29 Nisan 2012 Pazar

NEFES ALDIĞIM GÜN...

Yaklaşık bir buçuk aydır yazamadım. Çok zor bir zaman dilimiydi bu benım için. Ciddi sağlık problemleri yaşadım ama her kötü ve zor olay yeni bir şey öğretir insana. Bana da öğretti. Bu dönemde gerçekten çok sey üzerine düşündüm, ölçtüm, tarttım, biçtim yerleştirdim. Normal yaşam akışımda hiç üzerine düşünmeye fırsatım olmayacak konuları düşünüp güldüm halime. Bazı yaşadıklarım ise benim için tam bir sürpriz oldu. Bir hafta kadar hastanede yattım. Ne bilgisayar ne de bilgisayara bakacak halim vardı hastanede yatarken.pazartesiden cumaya cok düşük bir tansiyon ile yattım hastanede. Kızımın okuldan bir arkadasının annesi- sonradan benım de arkadasım oldu - benı cuma sabahı aradı ve dedi ki "bugün başlayacak bir nefes kursu var lütfen sen de gel". Ben bu teklife güldüm tabii. Dedim "şu anda kolumda serumlar var ve nefes kursuna gitmek değil, nefes alacak halim yok". Cok ısrar etti " bak bu cok iyi fırsat, ben sana göz kulak olurum,hatta götürürüm, akşam da eve bırakırım, hem bu sana şifa olur lütfen gel" dedi. Artık soyleyecek bir sey kalmamıştı. Kolumdan serumu çıkardım, tüm ev halkının itirazlarına rağmen kursa gittim. İyi ki de gitmişim.








O gün  tesadüfen Sri Sri Ravi Shankar diye birisinin geleceğini ve nefes kursunun bu kişi tarafından verileceğini, şansıma bu kişinin o gün Berlin'den geldiğini öğrendim. Çocuk gibi yaşamak gerektiğini, yaşamın kıymetini bilmemiz gerektiğini öğrendim. Çocuğa sormuşlar. Huzur mu çikolata mı istiyorsun  diye. Çikolata demiş. Yetişkin birine sorsaydı muhtemelen "huzur" derdi. Onun için yetişkinler mutsuz, çocuklar mutlu. Çocuk somut birsey istiyor. İstiyor ve elde edinceye kadar da bırakmıyor. Elde edince de afiyetle ve keyifle yiyor.
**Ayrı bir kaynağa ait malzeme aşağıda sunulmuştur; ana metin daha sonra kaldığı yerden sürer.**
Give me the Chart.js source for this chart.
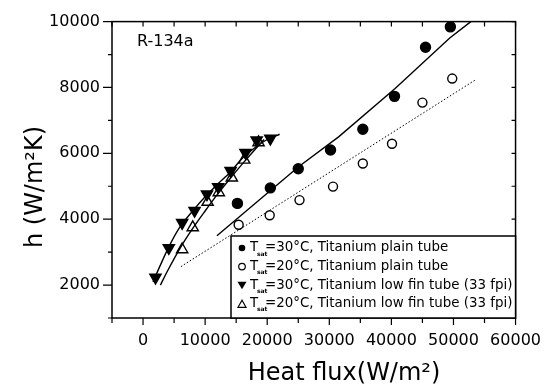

Bu kursta öğrendiğim nefes tekniklerinin yanında çok önemli birşey daha öğrendim. Ertesi gün sabah hepimize kahvaltı olarak bir adet siyah buyuk üzüm dağıtıldı. Bu üzümleri elimizde tutmamızı söyledi. Önce dokunduk ve parmak uçlarımızla tüm dokusunu hissettik. Sonra ağzımıza atmamızı ama ağzımızda hiç ısırmadan dolaştırıp formunu farketmemizi istedi. İyice formu kavradıktan sonra bir kere ısırın suyunun tadına varın ama baska ısırmayın dedi. Sonra bir kaç kere daha isısırın ve agzınızdaki tadı iyice kavrayın, suyun lezzetinin farkına varın dedi. Biz bu şekilde 5 dakıka tek bir üzümü sindirerek tam anlamıyla tadına vararak yedik. O anda şunu farkettim. 5 dakika içinde normalde bir çoğumuz 15 adet üzümü yemiş yutmuş bir de üstüne ne yediğimizi de anlamamış olurduk.  Bir adet üzümü sindirerek yedikten sonra tokluk hissettim ama hızlı bir sekılde çok daha fazla üzümü agzıma atıp yeseydim üzümler bitecek, ben doğru düzgün üzümün tadına varamamış olacaktım. Tıpkı hayat gibi. hayatı da o kadar hızlı tüketiyoruz ki tadına varamadan hayat geciyor. bakıyoruz ki 15 yıl geçmiş. Üstelik ya gelecekle ilgili bir amaç uğruna harcıyoruz ya geçmişe hayıflanıyoruz çoğu zaman. Oysa çocuklar sadece çikolata istiyor ve alınca hemen yiyor ve mutlu oluyor. Sonra hemen oyununa geri dönüyor ve şimdi şu anda kalarak güzel vakit geçiriyor. Bu kursta ben en çok bunu öğrendim. Ben öğrendim ki çocuklardan öğrenecek çok şeyimiz var....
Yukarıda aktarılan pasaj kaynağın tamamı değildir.